Earth's climate depends on hundreds of variables which also depend on each other in wildly nonlinear ways, so isolating the effect of one of them (e.g. CO2) is absolutely impossible. Attempts to dumb this unfathomable complexity down to some neat dependency between CO2 and temperatures are preposterous.
*If* multiple of those variables were changing by statistically significant amounts at the same time, then you would have a point. But with CO2 over 25% higher then pre-industrial levels and most everything else remaining more or less statistically insignificant, we can isolate to a reasonable degree the effect CO2 has on climate.

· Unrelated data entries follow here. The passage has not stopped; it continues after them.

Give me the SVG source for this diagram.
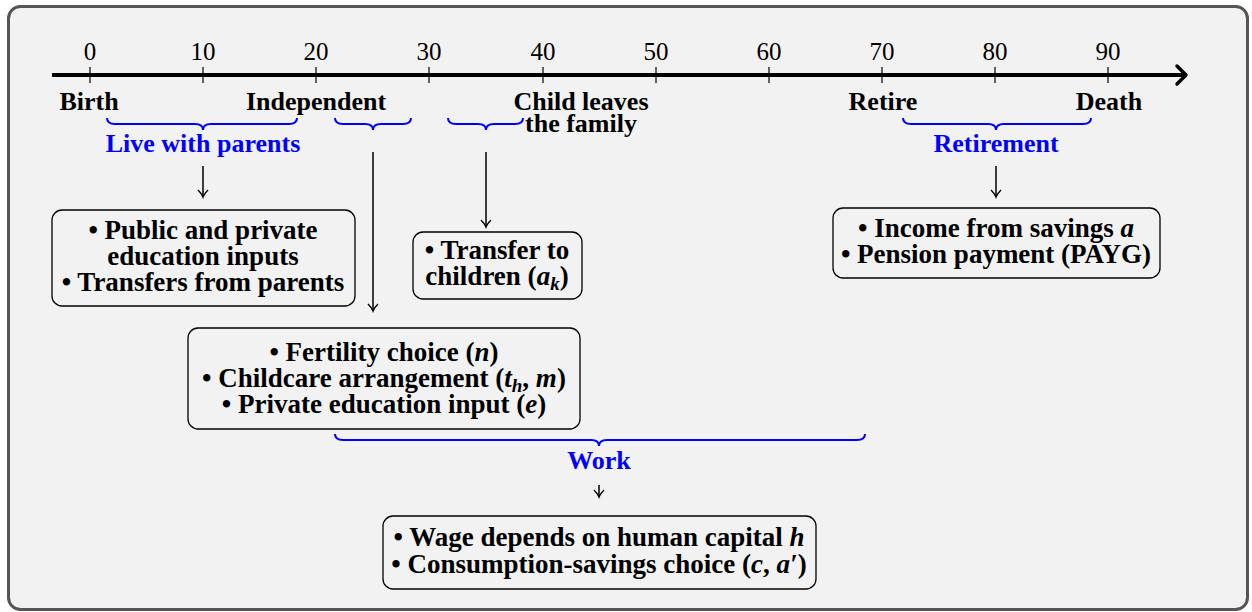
<svg xmlns="http://www.w3.org/2000/svg" width="1252" height="612" viewBox="0 0 1252 612" font-family="'Liberation Serif', 'Times New Roman', serif">
<defs>
<style>
text{font-family:'Liberation Serif','Times New Roman',serif;fill:#000}
.tick{font-size:25px;text-anchor:middle}
.lab{font-size:26px;font-weight:bold;text-anchor:middle}
.bx{font-size:27px;font-weight:bold;text-anchor:middle}
.blue{font-size:26px;font-weight:bold;text-anchor:middle;fill:#0000ff}
.box{fill:#f2f2f2;stroke:#000;stroke-width:1.3}
.brace{fill:none;stroke:#0000ff;stroke-width:2}
.conn{stroke:#000;stroke-width:1.5;fill:none}
.m{font-style:italic}
</style>
<marker id="ah" markerWidth="12" markerHeight="12" refX="10" refY="6" orient="auto" markerUnits="userSpaceOnUse" viewBox="0 0 12 12">
<path d="M3,1 Q7,5 10,6 Q7,7 3,11" fill="none" stroke="#000" stroke-width="1.4"/>
</marker>
</defs>
<rect x="8.5" y="6.5" width="1239" height="603" rx="12" fill="#f2f2f2" stroke="#555" stroke-width="3"/>
<g id="axis">
<line x1="52" y1="75" x2="1184" y2="75" stroke="#000" stroke-width="4"/>
<path d="M1177,66 L1186,75 L1177,84" fill="none" stroke="#000" stroke-width="3.5" stroke-linecap="round" stroke-linejoin="round"/>
<g stroke="#000" stroke-width="1.2">
<line x1="90" y1="67" x2="90" y2="83"/><line x1="203" y1="67" x2="203" y2="83"/><line x1="316" y1="67" x2="316" y2="83"/><line x1="429" y1="67" x2="429" y2="83"/><line x1="543" y1="67" x2="543" y2="83"/><line x1="656" y1="67" x2="656" y2="83"/><line x1="769" y1="67" x2="769" y2="83"/><line x1="882" y1="67" x2="882" y2="83"/><line x1="995" y1="67" x2="995" y2="83"/><line x1="1108" y1="67" x2="1108" y2="83"/>
</g>
<text class="tick" x="90" y="60">0</text><text class="tick" x="203" y="60">10</text><text class="tick" x="316" y="60">20</text><text class="tick" x="429" y="60">30</text><text class="tick" x="543" y="60">40</text><text class="tick" x="656" y="60">50</text><text class="tick" x="769" y="60">60</text><text class="tick" x="882" y="60">70</text><text class="tick" x="995" y="60">80</text><text class="tick" x="1108" y="60">90</text>
<text class="lab" x="89" y="110">Birth</text>
<text class="lab" x="316" y="110">Independent</text>
<text class="lab" x="581" y="110">Child leaves</text>
<text class="lab" x="581" y="132">the family</text>
<text class="lab" x="883" y="110">Retire</text>
<text class="lab" x="1109" y="110">Death</text>
</g>
<g id="braces">
<path class="brace" d="M107,118 Q107,124 115,124 L195,124 Q203,124 203,130 Q203,124 211,124 L289,124 Q297,124 297,118"/>
<path class="brace" d="M335,118 Q335,124 343,124 L365,124 Q373,124 373,130 Q373,124 381,124 L403,124 Q411,124 411,118"/>
<path class="brace" d="M448,118 Q448,124 456,124 L478,124 Q486,124 486,130 Q486,124 494,124 L515,124 Q523,124 523,118"/>
<path class="brace" d="M903,118 Q903,124 911,124 L988,124 Q996,124 996,130 Q996,124 1004,124 L1083,124 Q1091,124 1091,118"/>
<path class="brace" d="M335,434 Q335,440 343,440 L591,440 Q599,440 599,446 Q599,440 607,440 L857,440 Q865,440 865,434"/>
<text class="blue" x="203" y="152">Live with parents</text>
<text class="blue" x="996" y="152">Retirement</text>
<text class="blue" x="599" y="469">Work</text>
</g>
<g id="connectors">
<line class="conn" x1="203" y1="166" x2="203" y2="197" marker-end="url(#ah)"/>
<line class="conn" x1="373" y1="152" x2="373" y2="311" marker-end="url(#ah)"/>
<line class="conn" x1="486" y1="152" x2="486" y2="227" marker-end="url(#ah)"/>
<line class="conn" x1="996" y1="166" x2="996" y2="197" marker-end="url(#ah)"/>
<line class="conn" x1="599" y1="485" x2="599" y2="497" marker-end="url(#ah)"/>
</g>
<g id="node-education">
<rect class="box" x="52" y="210" width="303" height="96" rx="10"/>
<text class="bx" x="203" y="239">• Public and private</text>
<text class="bx" x="203" y="265">education inputs</text>
<text class="bx" x="203" y="291">• Transfers from parents</text>
</g>
<g id="node-transfer">
<rect class="box" x="413" y="232" width="169" height="67" rx="10"/>
<text class="bx" x="497" y="259">• Transfer to</text>
<text class="bx" x="497" y="285">children (<tspan class="m">a</tspan><tspan class="m" font-size="19" dy="5">k</tspan><tspan dy="-5">)</tspan></text>
</g>
<g id="node-fertility">
<rect class="box" x="188" y="328" width="392" height="101" rx="10"/>
<text class="bx" x="384" y="361">• Fertility choice (<tspan class="m">n</tspan>)</text>
<text class="bx" x="384" y="387">• Childcare arrangement (<tspan class="m">t</tspan><tspan class="m" font-size="19" dy="5">h</tspan><tspan dy="-5">, </tspan><tspan class="m">m</tspan>)</text>
<text class="bx" x="384" y="413">• Private education input (<tspan class="m">e</tspan>)</text>
</g>
<g id="node-retirement">
<rect class="box" x="833" y="208" width="327" height="70" rx="10"/>
<text class="bx" x="996" y="237">• Income from savings <tspan class="m">a</tspan></text>
<text class="bx" x="996" y="263">• Pension payment (PAYG)</text>
</g>
<g id="node-work">
<rect class="box" x="383" y="516" width="433" height="73" rx="10"/>
<text class="bx" x="599" y="546">• Wage depends on human capital <tspan class="m">h</tspan></text>
<text class="bx" x="599" y="573">• Consumption-savings choice (<tspan class="m">c</tspan>, <tspan class="m">a′</tspan>)</text>
</g>
</svg>
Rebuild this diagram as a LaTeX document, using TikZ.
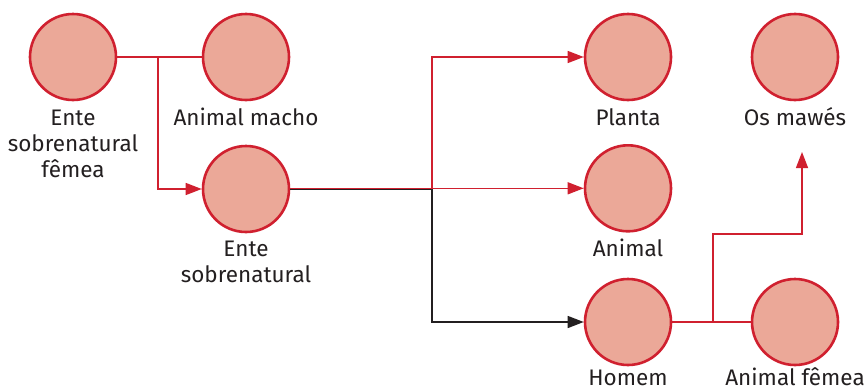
\documentclass[tikz,border=0pt]{standalone}
\usepackage{fontspec}
\setmainfont{Fira Sans}
\usetikzlibrary{arrows.meta}
\definecolor{cfill}{HTML}{EBA898}
\definecolor{cred}{HTML}{D0202F}
\definecolor{ctext}{HTML}{231F20}
\begin{document}
\begin{tikzpicture}[x=1pt,y=-1pt,
  circ/.style={circle, draw=cred, fill=cfill, line width=2.6pt, minimum size=86pt, inner sep=0pt},
  lbl/.style={text=ctext, font=\fontsize{22.5}{26}\selectfont, align=center, inner sep=0pt, anchor=base},
  conn/.style={draw=cred, line width=1.4pt},
  bconn/.style={draw=ctext, line width=1.4pt},
  arr/.style={-{Triangle[length=16pt,width=12pt]}}]
\useasboundingbox (0,0) rectangle (866,391);
% circles
\node[circ] (esf) at (73,57) {};
\node[circ] (am) at (246,57) {};
\node[circ] (es) at (246,189) {};
\node[circ] (pl) at (628,57) {};
\node[circ] (om) at (795,57) {};
\node[circ] (an) at (628,188.3) {};
\node[circ] (ho) at (628,322) {};
\node[circ] (af) at (795,322) {};
% labels (base = baseline of the last line)
\node[lbl] (lesf) at (73,177) {Ente\\sobrenatural\\fêmea};
\node[lbl] (lam) at (246,125) {Animal macho};
\node[lbl] (les) at (246,282) {Ente\\sobrenatural};
\node[lbl] (lpl) at (628,125) {Planta};
\node[lbl] (lom) at (795,125) {Os mawés};
\node[lbl] (lan) at (628,256) {Animal};
\node[lbl] (lho) at (628,385) {Homem};
\node[lbl] (laf) at (795,385) {Animal fêmea};
% junctions
\coordinate (j1) at (158,57);
\coordinate (j2r) at (432,188.3);
\coordinate (j2b) at (432,189.7);
\coordinate (j3) at (713,322);
\coordinate (k3) at (713,234);
\coordinate (t3) at (802,152);
% connectors
\draw[conn] (esf.east) -- (am.west);
\draw[conn,arr] (j1) |- (es.west);
\draw[bconn,arr] ([yshift=-0.7pt]es.east) -- (j2b) |- (ho.west);
\draw[conn] ([yshift=0.7pt]es.east) -- (j2r);
\draw[conn,arr] (j2r) -- (an.west);
\draw[conn,arr] (j2r) |- (pl.west);
\draw[conn] (ho.east) -- (af.west);
\draw[conn,arr] (j3) -- (k3) -| (t3);
\end{tikzpicture}
\end{document}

You are right that even in this best case you aren't going to get a linear correlation, because of noise and just general uncertainty. But again: That doesn't change the very simple fact that more CO2 leads to more trapped heat.
 
In the 1950's scientists understood how emissions would effect the atmosphere. Everything that was said then is true now, and everything is happening exactly as predicted by scientists since way back then. As slowly and as surely as they predicted.

People like to deny it because it messes with their money. The irony is they can deny it until they die of old age, but the real problem doesn't start this decade, or next... it's in 50 years. By then there's nothing we can do. We're fk'd.

But really there's already nothing we can do, the major polluters are out of all our control anyway and there's 8 billion people who want everything...

Enjoy the ride, try not to choke or burn on the way down.